Seven new ‘libraries’, brand new computers and extra opening hours have been given the go ahead by Salford City Council.

It’s part of a £590,000 investment in library services over the next four years.

None of the 16 existing libraries will close, staff will not be replaced with volunteers and library services will be expanded to seven new locations across the city.

Councillor David Lancaster, lead member for environment and community safety, said: “We’re investing capital money into creating libraries fit for the 21st century.

“Forty per cent of people coming to our libraries use the computers so we will upgrade every computer and introduce facilities people have asked for, such as charging points and the ability to print from their own devices. There will also be much more support for people who want to learn digital skills.

“Another 40% of users come to Salford libraries just to borrow books. We already have self service technology in 14 libraries for borrowing and returning books. We will extend that to all 16 libraries and the seven service points which will make it quicker and easier for people who don’t need any help while freeing up staff to spend time with those who do.

“We will also be expanding library collections and our reserve and collect service into new buildings, such as leisure centres.
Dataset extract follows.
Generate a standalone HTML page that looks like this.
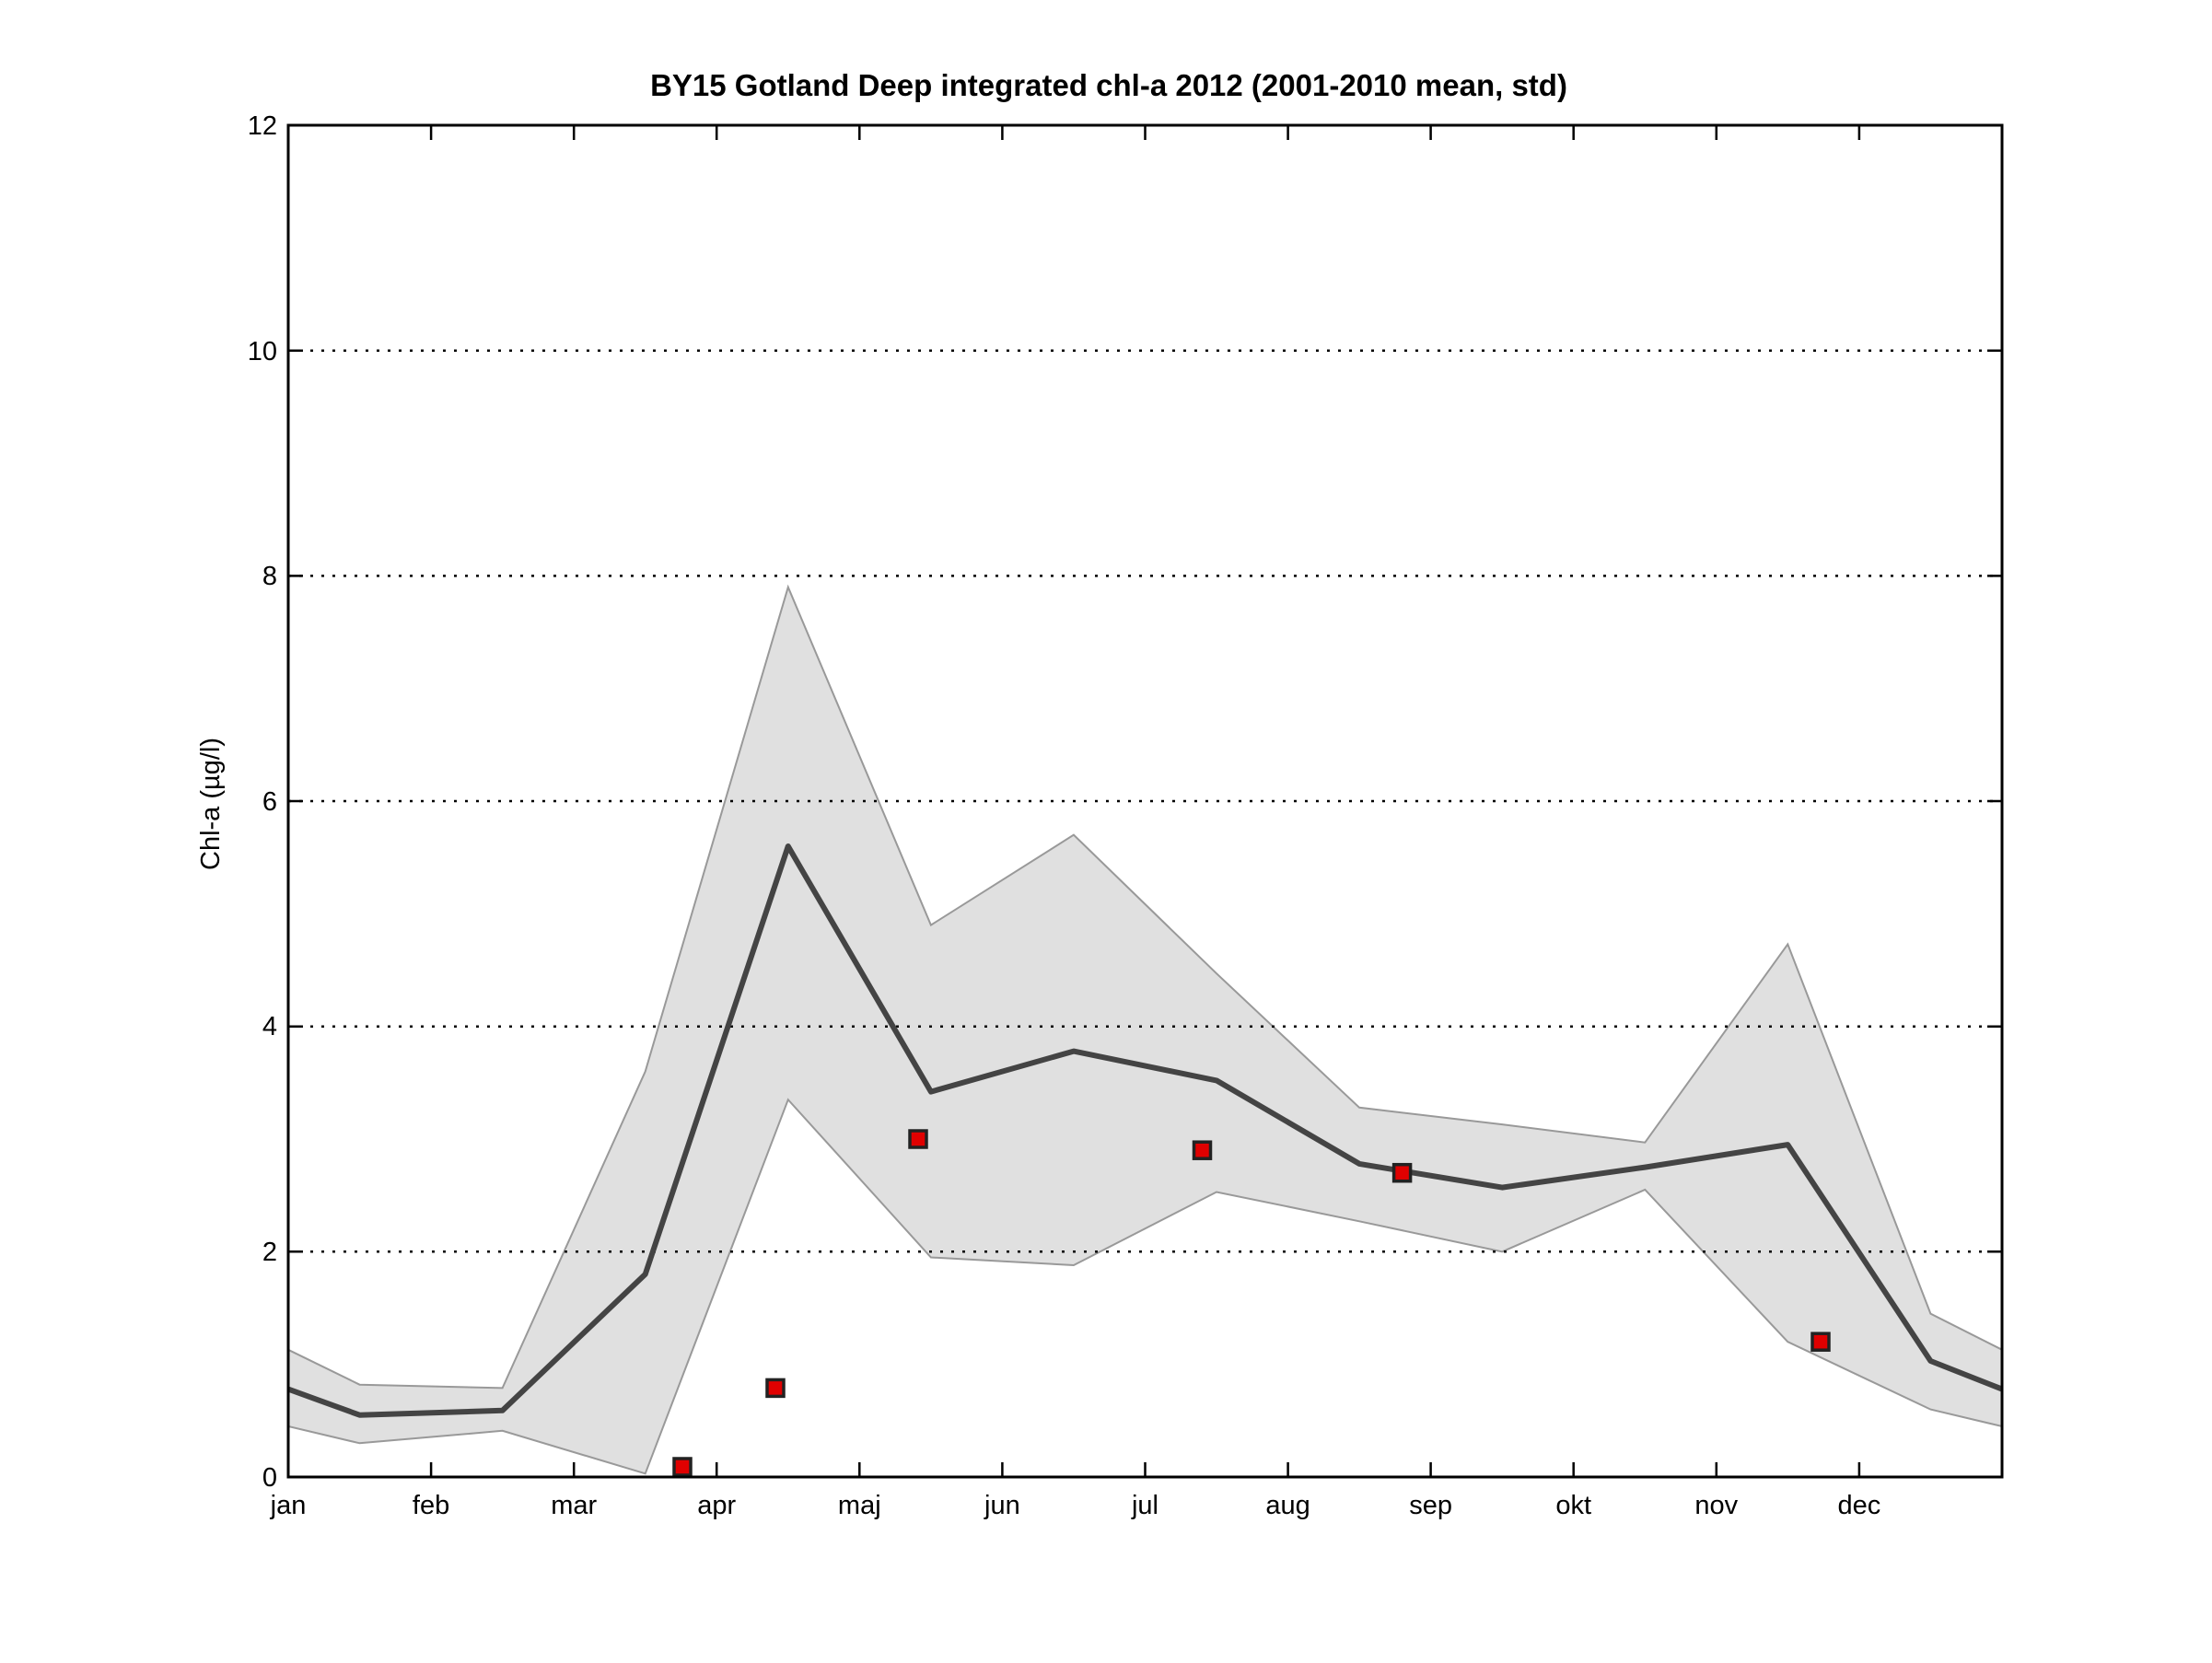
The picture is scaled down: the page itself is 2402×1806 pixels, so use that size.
<!DOCTYPE html>
<html><head><meta charset="utf-8"><style>html,body{margin:0;padding:0;background:#fff}</style></head>
<body>
<svg width="2402" height="1801" viewBox="0 0 2402 1801" xmlns="http://www.w3.org/2000/svg" font-family="Liberation Sans, Arial, sans-serif">
<rect width="2402" height="1801" fill="#fff"/>
<polygon fill="#e0e0e0" stroke="#999" stroke-width="2" points="313,1465.8 390.5,1503.7 545.6,1507.4 700.7,1163.6 855.8,637.6 1010.9,1004.6 1165.9,906.7 1321,1057.2 1476.1,1202.8 1631.2,1221.1 1786.3,1240.7 1941.3,1025.4 2096.4,1426.6 2174,1465.8 2174,1549 2096.4,1530.6 1941.3,1457.2 1786.3,1292 1631.2,1359.3 1476.1,1326.3 1321,1294.5 1165.9,1374 1010.9,1365.5 855.8,1194.2 700.7,1600.3 545.6,1553.8 390.5,1567.3 313,1549"/>
<g stroke="#000" stroke-width="2.5" stroke-dasharray="3,9">
<line x1="313" x2="2174" y1="1359.3" y2="1359.3"/>
<line x1="313" x2="2174" y1="1114.7" y2="1114.7"/>
<line x1="313" x2="2174" y1="870" y2="870"/>
<line x1="313" x2="2174" y1="625.4" y2="625.4"/>
<line x1="313" x2="2174" y1="380.7" y2="380.7"/>
</g>
<polyline fill="none" stroke="#444" stroke-width="6" stroke-linejoin="round" points="313,1508.6 390.5,1536.7 545.6,1531.8 700.7,1383.8 855.8,919 1010.9,1185.6 1165.9,1141.6 1321,1173.4 1476.1,1263.9 1631.2,1289.6 1786.3,1267.6 1941.3,1243.1 2096.4,1478 2174,1508.6"/>
<g fill="#e00000" stroke="#222" stroke-width="3.5">
<rect x="732" y="1584" width="18" height="18"/>
<rect x="833" y="1498.4" width="18" height="18"/>
<rect x="988" y="1228" width="18" height="18"/>
<rect x="1296.5" y="1240.2" width="18" height="18"/>
<rect x="1513.6" y="1264.7" width="18" height="18"/>
<rect x="1968" y="1448.2" width="18" height="18"/>
</g>
<rect x="313" y="136" width="1861" height="1468" fill="none" stroke="#000" stroke-width="3"/>
<g stroke="#000" stroke-width="2.5">
<path d="M313,1604v-16M468.1,1604v-16M623.2,1604v-16M778.2,1604v-16M933.3,1604v-16M1088.4,1604v-16M1243.5,1604v-16M1398.6,1604v-16M1553.6,1604v-16M1708.7,1604v-16M1863.8,1604v-16M2018.9,1604v-16"/>
<path d="M313,136v16M468.1,136v16M623.2,136v16M778.2,136v16M933.3,136v16M1088.4,136v16M1243.5,136v16M1398.6,136v16M1553.6,136v16M1708.7,136v16M1863.8,136v16M2018.9,136v16"/>
<path d="M313,1359.3h16M313,1114.7h16M313,870h16M313,625.4h16M313,380.7h16M2174,1359.3h-16M2174,1114.7h-16M2174,870h-16M2174,625.4h-16M2174,380.7h-16"/>
</g>
<g font-size="29" text-anchor="middle" fill="#000">
<text x="313" y="1644">jan</text><text x="468.1" y="1644">feb</text><text x="623.2" y="1644">mar</text><text x="778.2" y="1644">apr</text><text x="933.3" y="1644">maj</text><text x="1088.4" y="1644">jun</text><text x="1243.5" y="1644">jul</text><text x="1398.6" y="1644">aug</text><text x="1553.6" y="1644">sep</text><text x="1708.7" y="1644">okt</text><text x="1863.8" y="1644">nov</text><text x="2018.9" y="1644">dec</text>
</g>
<g font-size="29" text-anchor="end" fill="#000">
<text x="301" y="1614">0</text><text x="301" y="1369">2</text><text x="301" y="1124">4</text><text x="301" y="880">6</text><text x="301" y="635">8</text><text x="301" y="391">10</text><text x="301" y="146">12</text>
</g>
<text transform="translate(238,873) rotate(-90)" font-size="29" text-anchor="middle">Chl-a (µg/l)</text>
<text x="1204" y="104" font-size="33" font-weight="bold" text-anchor="middle">BY15 Gotland Deep integrated chl-a 2012 (2001-2010 mean, std)</text>
</svg>
</body></html>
One of the new libraries will be at the Helly Hansen Watersports Centre at Salford Quays where thousands of people now live and work.

“These additional leisure and community centre sites will be operated by existing staff and offer additional opening hours each week, with self service facilities available. The plans will expand our opening hours to over 1000 hours per week.

“We have a great network of volunteers who use the libraries as venues for community activities, such as knitting groups. They really add to what the libraries can offer and I hope we can create more opportunities for groups and draw in people who don’t normally use the library through this expansion programme.”

The money from the council’s capital programme will help the council save £1.26 million over four years through better use of technology and by locating services alongside partner organisations.

Salford was the first UK city to launch an unconditionally free, public library in 1850.